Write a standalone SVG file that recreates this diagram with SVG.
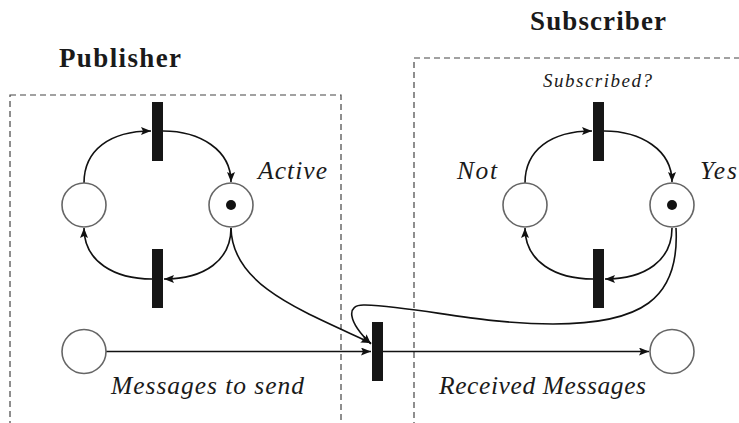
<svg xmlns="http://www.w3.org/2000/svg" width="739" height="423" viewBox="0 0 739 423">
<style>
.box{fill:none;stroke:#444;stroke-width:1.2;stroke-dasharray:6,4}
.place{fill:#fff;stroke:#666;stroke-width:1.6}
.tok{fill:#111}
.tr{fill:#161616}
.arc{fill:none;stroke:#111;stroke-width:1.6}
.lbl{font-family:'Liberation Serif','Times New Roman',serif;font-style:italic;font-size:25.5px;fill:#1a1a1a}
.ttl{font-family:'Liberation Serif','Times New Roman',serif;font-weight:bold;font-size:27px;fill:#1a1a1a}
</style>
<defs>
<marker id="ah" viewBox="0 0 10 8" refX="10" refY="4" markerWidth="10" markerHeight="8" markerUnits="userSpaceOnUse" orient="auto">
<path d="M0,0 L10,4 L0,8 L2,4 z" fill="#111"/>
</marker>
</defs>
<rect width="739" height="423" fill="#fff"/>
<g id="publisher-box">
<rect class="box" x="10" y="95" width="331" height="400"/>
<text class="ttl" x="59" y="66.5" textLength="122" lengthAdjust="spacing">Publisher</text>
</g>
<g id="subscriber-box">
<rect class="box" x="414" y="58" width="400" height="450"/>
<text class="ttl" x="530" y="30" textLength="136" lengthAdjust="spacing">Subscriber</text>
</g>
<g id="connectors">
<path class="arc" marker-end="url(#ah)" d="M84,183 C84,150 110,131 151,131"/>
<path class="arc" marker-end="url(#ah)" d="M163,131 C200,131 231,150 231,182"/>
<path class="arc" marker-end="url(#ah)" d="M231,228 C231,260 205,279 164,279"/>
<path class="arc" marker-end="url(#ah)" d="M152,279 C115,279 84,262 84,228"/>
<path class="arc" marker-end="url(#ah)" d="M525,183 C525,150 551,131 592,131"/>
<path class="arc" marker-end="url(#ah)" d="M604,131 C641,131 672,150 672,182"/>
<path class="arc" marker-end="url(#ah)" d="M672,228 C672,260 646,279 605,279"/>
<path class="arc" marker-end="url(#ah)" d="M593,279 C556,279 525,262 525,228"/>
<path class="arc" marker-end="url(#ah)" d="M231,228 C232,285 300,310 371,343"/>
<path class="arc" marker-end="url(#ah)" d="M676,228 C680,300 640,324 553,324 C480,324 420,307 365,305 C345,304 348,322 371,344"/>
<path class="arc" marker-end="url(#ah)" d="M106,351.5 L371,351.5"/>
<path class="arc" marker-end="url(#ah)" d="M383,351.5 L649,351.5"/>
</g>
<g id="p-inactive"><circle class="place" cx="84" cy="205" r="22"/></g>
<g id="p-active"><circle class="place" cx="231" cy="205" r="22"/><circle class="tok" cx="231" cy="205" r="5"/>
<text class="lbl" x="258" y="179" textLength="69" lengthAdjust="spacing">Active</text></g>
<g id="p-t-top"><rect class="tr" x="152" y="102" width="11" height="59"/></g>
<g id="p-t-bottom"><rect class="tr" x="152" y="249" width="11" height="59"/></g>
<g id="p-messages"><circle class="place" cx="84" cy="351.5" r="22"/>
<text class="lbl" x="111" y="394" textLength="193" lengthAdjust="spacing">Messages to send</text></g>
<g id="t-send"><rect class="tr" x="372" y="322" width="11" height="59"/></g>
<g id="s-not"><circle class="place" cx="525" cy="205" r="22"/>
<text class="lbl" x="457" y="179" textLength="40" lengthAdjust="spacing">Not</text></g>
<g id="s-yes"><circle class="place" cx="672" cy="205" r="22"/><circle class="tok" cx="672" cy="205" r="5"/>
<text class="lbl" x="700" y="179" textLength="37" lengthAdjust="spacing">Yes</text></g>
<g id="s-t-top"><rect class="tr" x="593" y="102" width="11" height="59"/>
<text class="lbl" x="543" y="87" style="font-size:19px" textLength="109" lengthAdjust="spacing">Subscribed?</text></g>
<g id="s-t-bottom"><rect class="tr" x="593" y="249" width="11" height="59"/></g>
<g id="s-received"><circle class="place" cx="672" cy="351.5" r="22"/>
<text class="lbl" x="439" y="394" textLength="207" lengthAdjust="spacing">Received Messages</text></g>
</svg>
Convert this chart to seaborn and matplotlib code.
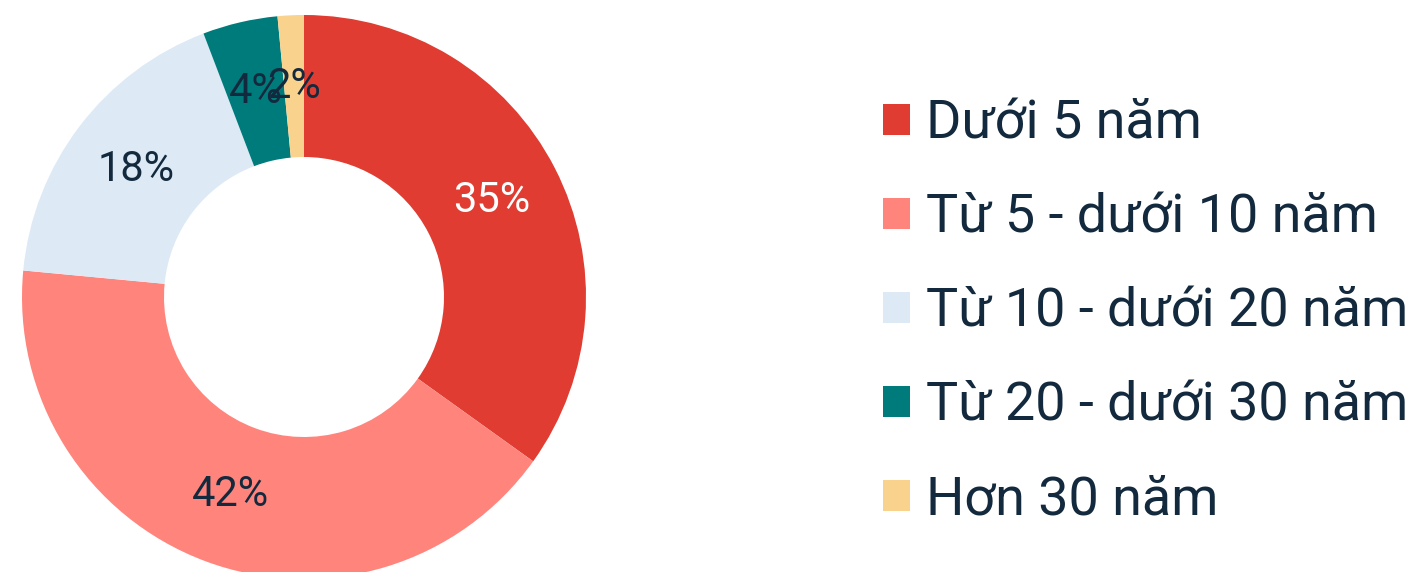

· · · · ·

» AIM:
Make an exact copy of the whole listing, but don't bring over any pictures.

» REPLY:
Write a standalone SVG file that recreates this diagram with SVG.
<svg xmlns="http://www.w3.org/2000/svg" width="739" height="423" viewBox="0 0 739 423">
<style>
.box{fill:none;stroke:#444;stroke-width:1.2;stroke-dasharray:6,4}
.place{fill:#fff;stroke:#666;stroke-width:1.6}
.tok{fill:#111}
.tr{fill:#161616}
.arc{fill:none;stroke:#111;stroke-width:1.6}
.lbl{font-family:'Liberation Serif','Times New Roman',serif;font-style:italic;font-size:25.5px;fill:#1a1a1a}
.ttl{font-family:'Liberation Serif','Times New Roman',serif;font-weight:bold;font-size:27px;fill:#1a1a1a}
</style>
<defs>
<marker id="ah" viewBox="0 0 10 8" refX="10" refY="4" markerWidth="10" markerHeight="8" markerUnits="userSpaceOnUse" orient="auto">
<path d="M0,0 L10,4 L0,8 L2,4 z" fill="#111"/>
</marker>
</defs>
<rect width="739" height="423" fill="#fff"/>
<g id="publisher-box">
<rect class="box" x="10" y="95" width="331" height="400"/>
<text class="ttl" x="59" y="66.5" textLength="122" lengthAdjust="spacing">Publisher</text>
</g>
<g id="subscriber-box">
<rect class="box" x="414" y="58" width="400" height="450"/>
<text class="ttl" x="530" y="30" textLength="136" lengthAdjust="spacing">Subscriber</text>
</g>
<g id="connectors">
<path class="arc" marker-end="url(#ah)" d="M84,183 C84,150 110,131 151,131"/>
<path class="arc" marker-end="url(#ah)" d="M163,131 C200,131 231,150 231,182"/>
<path class="arc" marker-end="url(#ah)" d="M231,228 C231,260 205,279 164,279"/>
<path class="arc" marker-end="url(#ah)" d="M152,279 C115,279 84,262 84,228"/>
<path class="arc" marker-end="url(#ah)" d="M525,183 C525,150 551,131 592,131"/>
<path class="arc" marker-end="url(#ah)" d="M604,131 C641,131 672,150 672,182"/>
<path class="arc" marker-end="url(#ah)" d="M672,228 C672,260 646,279 605,279"/>
<path class="arc" marker-end="url(#ah)" d="M593,279 C556,279 525,262 525,228"/>
<path class="arc" marker-end="url(#ah)" d="M231,228 C232,285 300,310 371,343"/>
<path class="arc" marker-end="url(#ah)" d="M676,228 C680,300 640,324 553,324 C480,324 420,307 365,305 C345,304 348,322 371,344"/>
<path class="arc" marker-end="url(#ah)" d="M106,351.5 L371,351.5"/>
<path class="arc" marker-end="url(#ah)" d="M383,351.5 L649,351.5"/>
</g>
<g id="p-inactive"><circle class="place" cx="84" cy="205" r="22"/></g>
<g id="p-active"><circle class="place" cx="231" cy="205" r="22"/><circle class="tok" cx="231" cy="205" r="5"/>
<text class="lbl" x="258" y="179" textLength="69" lengthAdjust="spacing">Active</text></g>
<g id="p-t-top"><rect class="tr" x="152" y="102" width="11" height="59"/></g>
<g id="p-t-bottom"><rect class="tr" x="152" y="249" width="11" height="59"/></g>
<g id="p-messages"><circle class="place" cx="84" cy="351.5" r="22"/>
<text class="lbl" x="111" y="394" textLength="193" lengthAdjust="spacing">Messages to send</text></g>
<g id="t-send"><rect class="tr" x="372" y="322" width="11" height="59"/></g>
<g id="s-not"><circle class="place" cx="525" cy="205" r="22"/>
<text class="lbl" x="457" y="179" textLength="40" lengthAdjust="spacing">Not</text></g>
<g id="s-yes"><circle class="place" cx="672" cy="205" r="22"/><circle class="tok" cx="672" cy="205" r="5"/>
<text class="lbl" x="700" y="179" textLength="37" lengthAdjust="spacing">Yes</text></g>
<g id="s-t-top"><rect class="tr" x="593" y="102" width="11" height="59"/>
<text class="lbl" x="543" y="87" style="font-size:19px" textLength="109" lengthAdjust="spacing">Subscribed?</text></g>
<g id="s-t-bottom"><rect class="tr" x="593" y="249" width="11" height="59"/></g>
<g id="s-received"><circle class="place" cx="672" cy="351.5" r="22"/>
<text class="lbl" x="439" y="394" textLength="207" lengthAdjust="spacing">Received Messages</text></g>
</svg>
Convert this chart to seaborn and matplotlib code.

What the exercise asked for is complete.